Lloyds Banking Group [LLOY] has been embroiled in PR misadventures over the last few weeks, but despite the controversy the company’s stock has remained relatively buoyant.
The share price is up by 29.22% year-to-date and a further 31.72% on December’s year-long nadir of 50.03p. It currently trades around 65.90p.Lloyds 1-year share price performance, CMC Markets, 24 April 2019
Recent issues began when a staff union body called in to question the bank’s chief executive António Horta-Osório’s salary, which led to his generous pension scheme being cut by about £3,000 to £73,200 this year, a move that was denounced as an “obscene piece of symbolism”.
Now, Lloyds’ COO Juan Colombas, who receives a pension allowance worth 25% of his £779,000 annual salary, might be forced to do the same after another alert was sent to shareholders from the trade body Investment Association.
Investors’ concerns over these handouts that are grossly out of line with the workforce’s pension pots have emerged as one of the leading issues heading into the UK’s annual general meetings next month.
The Investment Association will review Lloyds’ arrangements over the next few weeks before its annual meeting on 16 May.
Investment metrics remain robust
Despite these headwinds, the bank’s hefty £46.8b in market value and relatively low price-to-earnings (P/E) ratio of 11.89, could make Lloyds one of the smarter investments in today’s market.
The P/E ratio is in line with competitors such as Standard Life Aberdeen’s [SLA] 9.52, Bank of America’s [BCA] 11.16 and HSBC’s [HSBC] 13.98, and is much cheaper than Standard Chartered’s [STAN] 36.22.
Standard Chartered's P/E ratio
While there are broader issues of trust in the top echelons of the investment bank, the company’s stock’s beta rating is extremely low, 0.69, giving investors little unsystematic risk, or at least less risk than the wider market.
What’s more is the opportunity Lloyds presents for consistent dividend income – shares offer a 5.06% forward annual dividend yield at a payout ratio of 56.73%. The company has grown its dividend by 13.33% over the last 12 months, according to Reuters.
As a result, the bank has remained a buy stock for most analysts, however the Bank of America Merrill Lynch did downgrade its rating from buy on April 18 on the basis that the stock was underperforming.
|PE ratio (TTM)||11.89|
|Quarterly revenue growth (YoY)||-9.40%|
Lloyds stock vitals, Yahoo finance, 24 April 2019
In addition, a recent report by Deutsche Bank [DBK] set Lloyds’ share price target to 68p, with adjusted earnings per share (EPS) estimates for 2018 trimmed by 3% to £5.5bn, and by a further 6% in 2019 to £5.2bn, and another 4% in 2020 to £5.4bn.

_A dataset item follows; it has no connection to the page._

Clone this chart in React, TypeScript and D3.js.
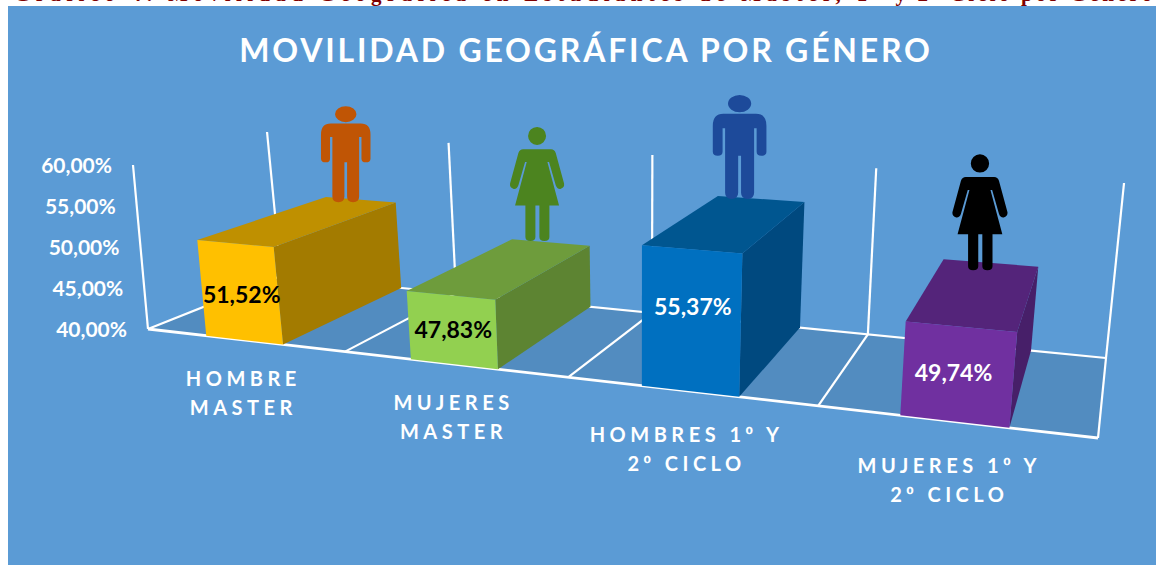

The report says: “This is primarily driven by higher remediation cost assumptions, higher loan loss assumptions, and higher minority charges. Given lower earnings, lower PE multiple assumptions in our (sum of the parts valuation) and a higher cost of equity our target price falls from 77p to 68p. With 26% upside we retain our ‘buy’ rating. Each 1% higher cost of equity lowers our target price by 5p.”
While the stock is up 27% YTD, it’s a massive 90% off its all-time highs that were reached prior to the financial crash, making the stock a long-term play for investors. It was however up 2.74% last week, outperforming the benchmark FTSE 100 Index, which over the same period of time grew 2.44% to 7459.88p.
Brexit headwinds persist
Lloyds has been subject to a steady force of macro headwinds, namely the uncertainty still surrounding Brexit, for some time now and given the companies strictly UK focus, it is more at risk than any other UK bank.
Lloyds’ UK focus is perhaps best conveyed by the simple fact that, in their 2018 annual report, they did not provide analysis on non-UK activities due to a reduction in the group’s activities in other regions.
The FTSE 100 group is scheduled to update investors on its first-quarter performance on 2 May, followed by the lender’s annual general meeting on 16 May.